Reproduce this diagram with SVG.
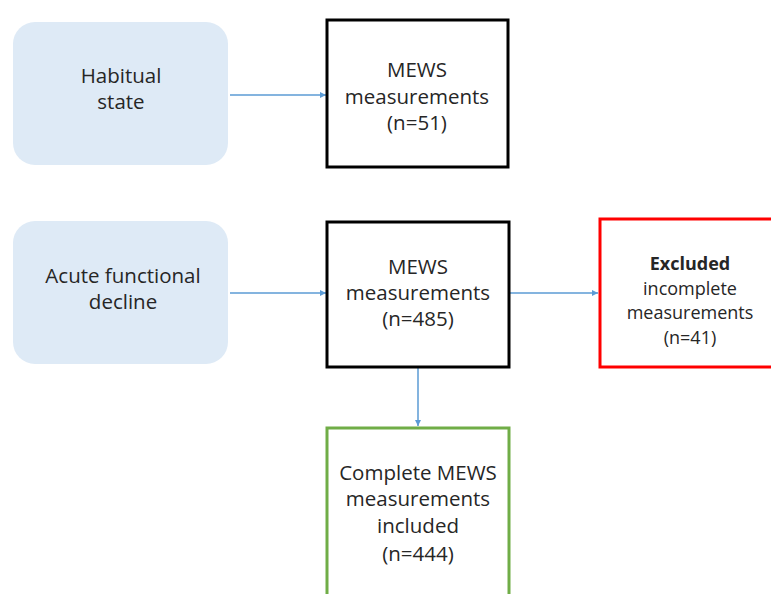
<svg xmlns="http://www.w3.org/2000/svg" width="771" height="594" viewBox="0 0 771 594">
<style>
.t{font-family:"Open Sans","Liberation Sans",sans-serif;font-size:20.5px;fill:#262626;text-anchor:middle}
.s{font-size:18px}
.b{font-weight:bold}
.soft{fill:#deeaf6;stroke:none}
.box{fill:#fff;stroke-width:3}
.conn{stroke:#5b9bd5;stroke-width:1.5;fill:none;marker-end:url(#ah)}
</style>
<defs>
<marker id="ah" viewBox="0 0 10 10" refX="10" refY="5" markerWidth="6" markerHeight="6" markerUnits="userSpaceOnUse" orient="auto">
<path d="M0,0L10,5L0,10z" fill="#5b9bd5"/>
</marker>
</defs>
<rect width="771" height="594" fill="#fff"/>
<g id="connectors">
<line class="conn" x1="230" y1="95" x2="326" y2="95"/>
<line class="conn" x1="230" y1="293" x2="326" y2="293"/>
<line class="conn" x1="510" y1="293" x2="598" y2="293"/>
<line class="conn" x1="418" y1="368" x2="418" y2="426"/>
</g>
<g id="habitual">
<rect class="soft" x="13" y="22" width="215" height="143" rx="22"/>
<text class="t" x="121" y="83">Habitual</text>
<text class="t" x="121" y="109">state</text>
</g>
<g id="mews1">
<rect class="box" x="327" y="20" width="181" height="147" stroke="#000"/>
<text class="t" x="417" y="77">MEWS</text>
<text class="t" x="417" y="104">measurements</text>
<text class="t" x="417" y="130">(n=51)</text>
</g>
<g id="acute">
<rect class="soft" x="13" y="221" width="215" height="143" rx="22"/>
<text class="t" x="123" y="283">Acute functional</text>
<text class="t" x="123" y="309">decline</text>
</g>
<g id="mews2">
<rect class="box" x="327" y="222" width="182" height="145" stroke="#000"/>
<text class="t" x="418" y="274">MEWS</text>
<text class="t" x="418" y="300">measurements</text>
<text class="t" x="418" y="326">(n=485)</text>
</g>
<g id="excluded">
<rect class="box" x="600" y="219" width="180" height="148" stroke="#ff0000"/>
<text class="t s b" x="690" y="270">Excluded</text>
<text class="t s" x="690" y="295">incomplete</text>
<text class="t s" x="690" y="319">measurements</text>
<text class="t s" x="690" y="344">(n=41)</text>
</g>
<g id="included">
<rect class="box" x="327" y="428" width="182" height="180" stroke="#70ad47"/>
<text class="t" x="418" y="480">Complete MEWS</text>
<text class="t" x="418" y="506">measurements</text>
<text class="t" x="418" y="533">included</text>
<text class="t" x="418" y="561">(n=444)</text>
</g>
</svg>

■ Exercise brief:
Set the data above down again exactly as given, with no pictures.

■ Result for this exercise:
Reproduce this diagram with SVG.
<svg xmlns="http://www.w3.org/2000/svg" width="771" height="594" viewBox="0 0 771 594">
<style>
.t{font-family:"Open Sans","Liberation Sans",sans-serif;font-size:20.5px;fill:#262626;text-anchor:middle}
.s{font-size:18px}
.b{font-weight:bold}
.soft{fill:#deeaf6;stroke:none}
.box{fill:#fff;stroke-width:3}
.conn{stroke:#5b9bd5;stroke-width:1.5;fill:none;marker-end:url(#ah)}
</style>
<defs>
<marker id="ah" viewBox="0 0 10 10" refX="10" refY="5" markerWidth="6" markerHeight="6" markerUnits="userSpaceOnUse" orient="auto">
<path d="M0,0L10,5L0,10z" fill="#5b9bd5"/>
</marker>
</defs>
<rect width="771" height="594" fill="#fff"/>
<g id="connectors">
<line class="conn" x1="230" y1="95" x2="326" y2="95"/>
<line class="conn" x1="230" y1="293" x2="326" y2="293"/>
<line class="conn" x1="510" y1="293" x2="598" y2="293"/>
<line class="conn" x1="418" y1="368" x2="418" y2="426"/>
</g>
<g id="habitual">
<rect class="soft" x="13" y="22" width="215" height="143" rx="22"/>
<text class="t" x="121" y="83">Habitual</text>
<text class="t" x="121" y="109">state</text>
</g>
<g id="mews1">
<rect class="box" x="327" y="20" width="181" height="147" stroke="#000"/>
<text class="t" x="417" y="77">MEWS</text>
<text class="t" x="417" y="104">measurements</text>
<text class="t" x="417" y="130">(n=51)</text>
</g>
<g id="acute">
<rect class="soft" x="13" y="221" width="215" height="143" rx="22"/>
<text class="t" x="123" y="283">Acute functional</text>
<text class="t" x="123" y="309">decline</text>
</g>
<g id="mews2">
<rect class="box" x="327" y="222" width="182" height="145" stroke="#000"/>
<text class="t" x="418" y="274">MEWS</text>
<text class="t" x="418" y="300">measurements</text>
<text class="t" x="418" y="326">(n=485)</text>
</g>
<g id="excluded">
<rect class="box" x="600" y="219" width="180" height="148" stroke="#ff0000"/>
<text class="t s b" x="690" y="270">Excluded</text>
<text class="t s" x="690" y="295">incomplete</text>
<text class="t s" x="690" y="319">measurements</text>
<text class="t s" x="690" y="344">(n=41)</text>
</g>
<g id="included">
<rect class="box" x="327" y="428" width="182" height="180" stroke="#70ad47"/>
<text class="t" x="418" y="480">Complete MEWS</text>
<text class="t" x="418" y="506">measurements</text>
<text class="t" x="418" y="533">included</text>
<text class="t" x="418" y="561">(n=444)</text>
</g>
</svg>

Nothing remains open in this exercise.